Die neuen Umgangsformen sind außenpolitisch pikant für Österreich, und es steckt auch innenpolitische Sprengkraft darin. Das Verfahren mit Ungarn muss unter österreichischer Präsidentschaft in die richtigen Gänge gebracht werden – beziehungsweise richtig in die Gänge. Dabei war es doch Sebastian Kurz, der sich wie kein anderer Staatsmann stets geweigert hat, Viktor Orbán zu kritisieren, auch nur zwischen dessen Haltung, seiner eigenen und jener Angela Merkels zu differenzieren. Jetzt ist der Kanzler auf Distanz gegangen. Seine Abgeordneten stimmten in Brüssel für das Ungarn-Verfahren. Sie werden gegebenenfalls auch den Ausschluss von Orbáns Partei Fidesz aus der gemeinsamen Faktion absegnen. Kurz, der Brückenbauer mit Äquidistanz zu allen Ufern, ist nun gezwungen, sich dem Westen zu verpflichten.
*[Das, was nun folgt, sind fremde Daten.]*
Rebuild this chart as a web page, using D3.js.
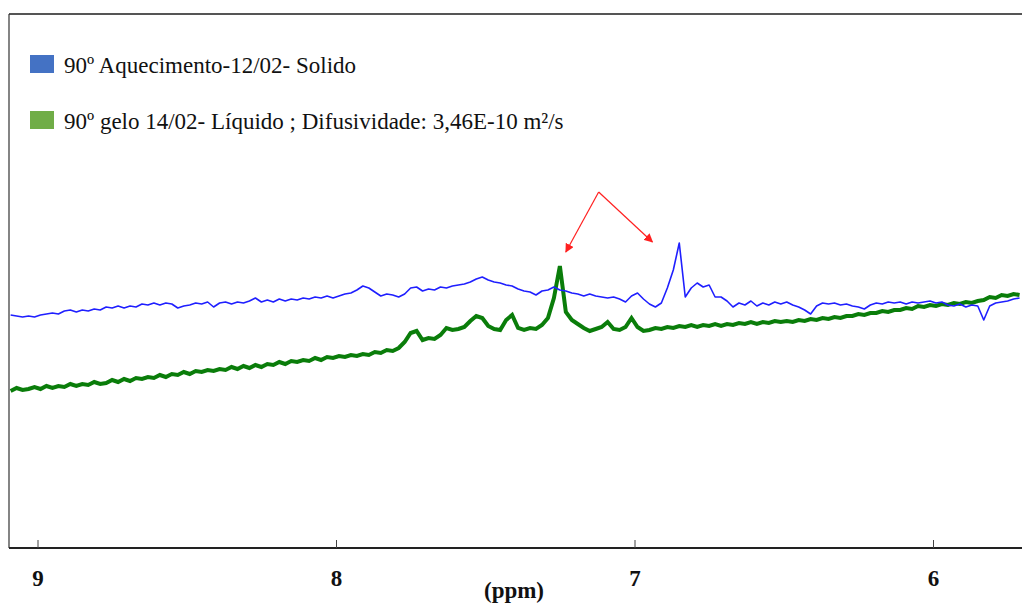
<!DOCTYPE html>
<html>
<head>
<meta charset="utf-8">
<script src="https://cdn.jsdelivr.net/npm/d3@7"></script>
<style>
  body { margin: 0; background: #fff; }
  svg { display: block; }
</style>
</head>
<body>
<svg id="chart"></svg>
<script>
const width = 1022;
const height = 603;

// chemical shift grid (ppm), shared by both spectra
const ppm = [
  9.09, 9.07, 9.05, 9.03, 9.01, 8.99, 8.97, 8.95, 8.93, 8.91,
  8.89, 8.87, 8.85, 8.83, 8.81, 8.79, 8.77, 8.75, 8.73, 8.71,
  8.69, 8.67, 8.65, 8.63, 8.61, 8.59, 8.57, 8.55, 8.53, 8.51,
  8.49, 8.47, 8.45, 8.43, 8.41, 8.39, 8.37, 8.35, 8.33, 8.31,
  8.29, 8.27, 8.25, 8.23, 8.21, 8.19, 8.17, 8.15, 8.13, 8.11,
  8.09, 8.07, 8.05, 8.03, 8.01, 7.99, 7.97, 7.95, 7.93, 7.91,
  7.89, 7.87, 7.85, 7.83, 7.81, 7.79, 7.77, 7.75, 7.73, 7.71,
  7.69, 7.67, 7.65, 7.63, 7.61, 7.59, 7.57, 7.55, 7.53, 7.51,
  7.49, 7.47, 7.45, 7.43, 7.41, 7.39, 7.37, 7.35, 7.33, 7.31,
  7.29, 7.27, 7.25, 7.23, 7.21, 7.19, 7.17, 7.15, 7.13, 7.11,
  7.09, 7.07, 7.05, 7.03, 7.01, 6.99, 6.97, 6.95, 6.93, 6.91,
  6.89, 6.87, 6.85, 6.83, 6.81, 6.79, 6.77, 6.75, 6.73, 6.71,
  6.69, 6.67, 6.65, 6.63, 6.61, 6.59, 6.57, 6.55, 6.53, 6.51,
  6.49, 6.47, 6.45, 6.43, 6.41, 6.39, 6.37, 6.35, 6.33, 6.31,
  6.29, 6.27, 6.25, 6.23, 6.21, 6.19, 6.17, 6.15, 6.13, 6.11,
  6.09, 6.07, 6.05, 6.03, 6.01, 5.99, 5.97, 5.95, 5.93, 5.91,
  5.89, 5.87, 5.85, 5.83, 5.81, 5.79, 5.77, 5.75, 5.73, 5.71
];

// 90º Aquecimento-12/02- Solido (a.u.)
const solido = [
  233, 232, 231, 232, 231, 233, 234, 235, 234, 237,
  238, 236, 238, 237, 239, 238, 241, 240, 242, 240,
  242, 241, 244, 243, 245, 243, 245, 244, 240, 242,
  243, 245, 244, 246, 241, 245, 246, 244, 246, 245,
  247, 250, 246, 248, 246, 249, 247, 249, 248, 250,
  249, 251, 250, 252, 250, 252, 254, 255, 258, 262,
  260, 256, 252, 254, 253, 251, 254, 260, 261, 257,
  259, 258, 261, 260, 262, 263, 264, 266, 269, 271,
  268, 266, 265, 263, 262, 259, 257, 256, 253, 257,
  258, 261, 258, 257, 255, 254, 252, 254, 252, 251,
  250, 251, 249, 246, 252, 255, 249, 244, 241, 245,
  260, 278, 305, 251, 260, 265, 261, 263, 251, 251,
  247, 241, 245, 243, 247, 242, 245, 243, 246, 244,
  246, 243, 241, 238, 234, 242, 245, 244, 245, 243,
  244, 242, 241, 239, 243, 245, 244, 246, 245, 246,
  244, 246, 245, 246, 247, 245, 246, 243, 242, 244,
  241, 243, 242, 228, 242, 245, 246, 247, 249, 250
];

// 90º gelo 14/02- Líquido (a.u.)
const liquido = [
  157, 160, 158, 159, 161, 159, 162, 160, 162, 161,
  164, 162, 164, 163, 166, 164, 165, 168, 166, 169,
  167, 170, 169, 171, 170, 173, 171, 174, 173, 176,
  174, 177, 176, 178, 177, 179, 178, 181, 179, 182,
  180, 183, 181, 184, 183, 186, 184, 187, 186, 188,
  187, 190, 188, 191, 190, 192, 191, 193, 192, 194,
  193, 196, 195, 198, 197, 200, 206, 215, 217, 208,
  210, 209, 213, 220, 218, 219, 221, 227, 232, 230,
  222, 219, 218, 228, 233, 220, 218, 220, 219, 223,
  230, 250, 282, 236, 228, 224, 220, 217, 219, 221,
  226, 219, 218, 221, 230, 221, 217, 218, 220, 219,
  221, 220, 222, 221, 223, 221, 223, 222, 224, 222,
  224, 223, 225, 224, 226, 224, 226, 225, 227, 226,
  227, 226, 228, 227, 229, 228, 230, 229, 231, 230,
  232, 232, 234, 233, 235, 235, 237, 236, 238, 238,
  240, 239, 242, 241, 243, 242, 244, 243, 245, 244,
  246, 245, 247, 248, 251, 250, 253, 252, 254, 253
];

const xTicks = [9, 8, 7, 6];
const legendLabels = [
  "90º Aquecimento-12/02- Solido",
  "90º gelo 14/02- Líquido ; Difusividade: 3,46E-10 m²/s"
];
const legendColors = ["#4472c4", "#70ad47"];
const lineColors = ["#1f1fff", "#0a7d0a"];

// arrow annotation: tail and two heads, in (ppm, a.u.)
const arrowTail = [7.12, 356];
const arrowHeads = [[7.23, 296], [6.94, 306]];

const serif = "'Liberation Serif', 'Times New Roman', 'DejaVu Serif', serif";
const plot = { left: 9, top: 14, right: 1022, bottom: 548 };

const svg = d3.select("#chart")
  .attr("width", width)
  .attr("height", height);

const x = d3.scaleLinear()
  .domain([9, 6])
  .range([37.5, 933]);

const y = d3.scaleLinear()
  .domain([0, 534])
  .range([plot.bottom, plot.top]);

const defs = svg.append("defs");

defs.append("clipPath")
  .attr("id", "clip")
  .append("rect")
  .attr("x", plot.left)
  .attr("y", plot.top)
  .attr("width", plot.right - plot.left)
  .attr("height", plot.bottom - plot.top);

defs.append("marker")
  .attr("id", "head")
  .attr("viewBox", "0 0 10 10")
  .attr("refX", 9)
  .attr("refY", 5)
  .attr("markerWidth", 9)
  .attr("markerHeight", 9)
  .attr("markerUnits", "userSpaceOnUse")
  .attr("orient", "auto")
  .append("path")
  .attr("d", "M0,0 L10,5 L0,10 z")
  .attr("fill", "#ff2020");

// frame
svg.append("line")
  .attr("x1", plot.left).attr("x2", plot.right)
  .attr("y1", plot.top).attr("y2", plot.top)
  .attr("stroke", "#555").attr("stroke-width", 2);
svg.append("line")
  .attr("x1", plot.left).attr("x2", plot.left)
  .attr("y1", plot.top).attr("y2", plot.bottom)
  .attr("stroke", "#333").attr("stroke-width", 1.2);

const lines = svg.append("g").attr("clip-path", "url(#clip)");

const line = d3.line()
  .x((d, i) => x(ppm[i]))
  .y(d => y(d));

lines.append("path")
  .datum(liquido)
  .attr("d", line)
  .attr("fill", "none")
  .attr("stroke", lineColors[1])
  .attr("stroke-width", 4)
  .attr("stroke-linejoin", "miter");

lines.append("path")
  .datum(solido)
  .attr("d", line)
  .attr("fill", "none")
  .attr("stroke", lineColors[0])
  .attr("stroke-width", 1.6)
  .attr("stroke-linejoin", "round");

// x axis
const xAxis = svg.append("g")
  .attr("transform", `translate(0,${plot.bottom})`)
  .call(d3.axisBottom(x).tickValues(xTicks).tickSize(-8).tickPadding(22).tickFormat(d3.format("d")));

xAxis.select(".domain")
  .attr("d", `M${plot.left},0H${plot.right}`)
  .attr("stroke", "#222")
  .attr("stroke-width", 2);
xAxis.selectAll(".tick line").attr("stroke", "#444");
xAxis.selectAll(".tick text")
  .attr("font-family", serif)
  .attr("font-weight", "bold")
  .attr("font-size", 23)
  .attr("fill", "#111");

svg.append("text")
  .attr("x", 514)
  .attr("y", 598)
  .attr("text-anchor", "middle")
  .attr("font-family", serif)
  .attr("font-weight", "bold")
  .attr("font-size", 23)
  .attr("fill", "#111")
  .text("(ppm)");

// legend
const legend = svg.append("g")
  .selectAll("g")
  .data(legendLabels)
  .enter().append("g")
  .attr("transform", (d, i) => `translate(30,${55 + i * 56})`);

legend.append("rect")
  .attr("width", 24)
  .attr("height", 18)
  .attr("fill", (d, i) => legendColors[i]);

legend.append("text")
  .attr("x", 34)
  .attr("y", 18)
  .attr("font-family", serif)
  .attr("font-size", 23)
  .attr("fill", "#111")
  .text(d => d);

// red arrows
svg.append("g")
  .selectAll("line")
  .data(arrowHeads)
  .enter().append("line")
  .attr("x1", x(arrowTail[0]))
  .attr("y1", y(arrowTail[1]))
  .attr("x2", d => x(d[0]))
  .attr("y2", d => y(d[1]))
  .attr("stroke", "#ff2020")
  .attr("stroke-width", 1.2)
  .attr("marker-end", "url(#head)");
</script>
</body>
</html>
Die FPÖ stellt sich gegen die Volkspartei und bezieht an der Seite jenes Matteo Salvini genüsslich Position für Orbán.

Das gerät ihm in der Folge zur bisher größten Koalitionskrise. Die FPÖ zündelt. Sie stellt sich gegen die Volkspartei und bezieht an der Seite jenes Matteo Salvini genüsslich Position für Orbán. Bei einem Treffen mit Salvini in Wien am Freitag erklärte Heinz-Christian Strache – auch er frei von der Leber –, man müsse Orbán „Respekt und Dank zollen“. Die FPÖ wolle aber auch die Zusammenarbeit mit Salvinis – rechtsradikaler – Lega „weiter vertiefen oder ausbauen“. Salvini wiederum: „Ich bin überzeugt, dass wir in einigen Monaten gemeinsam mit Orbán regieren werden.“ (Vermutlich nicht in Ungarn, aber in Brüssel.)

Strache, Salvini, Orbán, ein Trio Infernale – da kann die ÖVP nicht mehr mit. Jetzt muss Kurz dann doch mit dem Koalitionspartner zu streiten beginnen. So wächst die Krise Europas zu einer Krise zwischen Schwarz und Blau heran.